This C-141B Starlifter, 64-0626, was the very last C-141 stationed at Dover AFB, retiring in February 1996.
Airplanes - Military - Static Display - Cargo
The Lockheed C-141 Starlifter was a military strategic airlifter in service with the Air Mobility Command (AMC) of the United States Air Force. The aircraft also served with AMC-gained airlift wings and air mobility wings of the Air Force Reserve Command (AFRC) and the Air National Guard (ANG) and, in later years, one air mobility wing of the Air Education and Training Command (AETC) dedicated to C-141, C-5, C-17 and KC-135 training.

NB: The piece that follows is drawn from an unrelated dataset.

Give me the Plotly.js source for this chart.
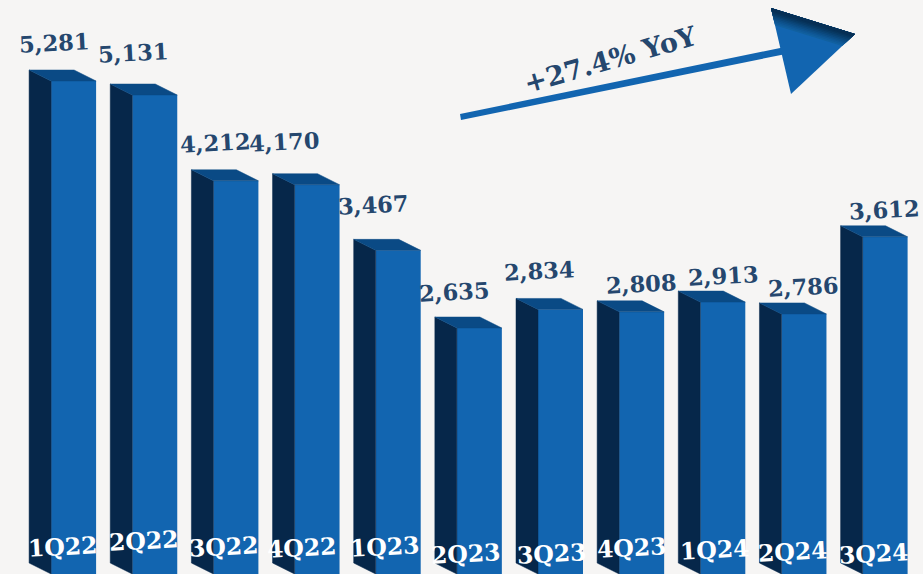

In service, the C-141 proved to "bulk out" before it "massed out", meaning that it often had additional lift capacity that went wasted because the cargo hold was too full. To correct the perceived deficiencies of the original model and utilize the C-141 to the fullest of its capabilities, the entire fleet of 270 in-service C-141As were stretched, adding needed payload volume. The conversion program took place between 1977 and 1982, with first delivery taking place in December 1979. These modified aircraft were designated C-141B. It was estimated that this stretching program was equivalent to buying 90 new aircraft, in terms of increased capacity. Also added was a boom receptacle for inflight refueling. The fuselage was stretched by adding "plug" sections before and after the wings, lengthening the fuselage a total of 23 ft 4 in (7.11 m) and allowing the carriage of 103 litters for wounded, 13 standard pallets, 205 troops, 168 paratroopers, or an equivalent increase in other loads.